# MATERIAL PROVIDED
'''

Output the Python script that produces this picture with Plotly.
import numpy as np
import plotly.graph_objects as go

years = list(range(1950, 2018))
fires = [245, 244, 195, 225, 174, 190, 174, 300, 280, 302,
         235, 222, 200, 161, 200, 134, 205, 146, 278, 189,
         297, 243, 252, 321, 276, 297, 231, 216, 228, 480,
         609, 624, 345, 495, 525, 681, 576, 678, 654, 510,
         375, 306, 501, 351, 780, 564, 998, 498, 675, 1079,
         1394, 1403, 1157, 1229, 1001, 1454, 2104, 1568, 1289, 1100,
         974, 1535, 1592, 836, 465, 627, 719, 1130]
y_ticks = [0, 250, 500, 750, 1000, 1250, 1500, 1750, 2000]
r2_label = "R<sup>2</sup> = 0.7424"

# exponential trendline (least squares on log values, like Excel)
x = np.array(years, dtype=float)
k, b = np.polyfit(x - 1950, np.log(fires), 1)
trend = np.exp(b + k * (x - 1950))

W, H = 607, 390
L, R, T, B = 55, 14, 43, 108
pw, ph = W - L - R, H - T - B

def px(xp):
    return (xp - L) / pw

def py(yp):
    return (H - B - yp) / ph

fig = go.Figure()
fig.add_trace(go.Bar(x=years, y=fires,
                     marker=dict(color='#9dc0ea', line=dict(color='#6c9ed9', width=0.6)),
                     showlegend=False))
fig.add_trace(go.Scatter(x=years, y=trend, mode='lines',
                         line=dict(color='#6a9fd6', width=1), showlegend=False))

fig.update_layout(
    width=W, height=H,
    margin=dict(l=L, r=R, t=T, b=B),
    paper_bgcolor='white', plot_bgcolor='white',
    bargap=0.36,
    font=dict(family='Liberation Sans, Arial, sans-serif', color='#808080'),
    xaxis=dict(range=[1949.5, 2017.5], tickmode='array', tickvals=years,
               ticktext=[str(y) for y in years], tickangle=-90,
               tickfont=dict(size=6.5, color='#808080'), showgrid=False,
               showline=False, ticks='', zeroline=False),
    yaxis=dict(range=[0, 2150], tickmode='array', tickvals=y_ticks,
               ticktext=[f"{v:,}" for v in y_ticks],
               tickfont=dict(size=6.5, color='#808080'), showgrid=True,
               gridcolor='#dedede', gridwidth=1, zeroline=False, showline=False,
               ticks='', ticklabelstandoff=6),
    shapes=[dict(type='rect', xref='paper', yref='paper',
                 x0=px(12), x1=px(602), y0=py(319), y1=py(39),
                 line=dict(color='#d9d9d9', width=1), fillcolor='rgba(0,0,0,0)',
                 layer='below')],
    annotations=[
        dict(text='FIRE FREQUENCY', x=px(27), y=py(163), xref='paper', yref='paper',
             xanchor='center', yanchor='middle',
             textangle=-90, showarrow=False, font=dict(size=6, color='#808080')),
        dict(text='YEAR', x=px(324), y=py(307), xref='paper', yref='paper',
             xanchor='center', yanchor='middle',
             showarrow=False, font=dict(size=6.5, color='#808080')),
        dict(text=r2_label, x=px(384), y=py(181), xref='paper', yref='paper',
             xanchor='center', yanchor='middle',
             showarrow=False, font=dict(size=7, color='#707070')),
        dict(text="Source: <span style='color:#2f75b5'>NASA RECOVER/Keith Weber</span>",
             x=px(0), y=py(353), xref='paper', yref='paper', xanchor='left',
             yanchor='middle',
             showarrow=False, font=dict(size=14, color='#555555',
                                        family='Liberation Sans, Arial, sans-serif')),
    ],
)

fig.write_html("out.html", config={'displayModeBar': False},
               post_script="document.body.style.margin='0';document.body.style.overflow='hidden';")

'''

# AIM
Only the lines from the top of the data through the line that contains "import plotly.graph_objects as go" should be quoted, exactly as they stand.

# ANSWER TO THE PROBLEM
Output the Python script that produces this picture with Plotly.
import numpy as np
import plotly.graph_objects as go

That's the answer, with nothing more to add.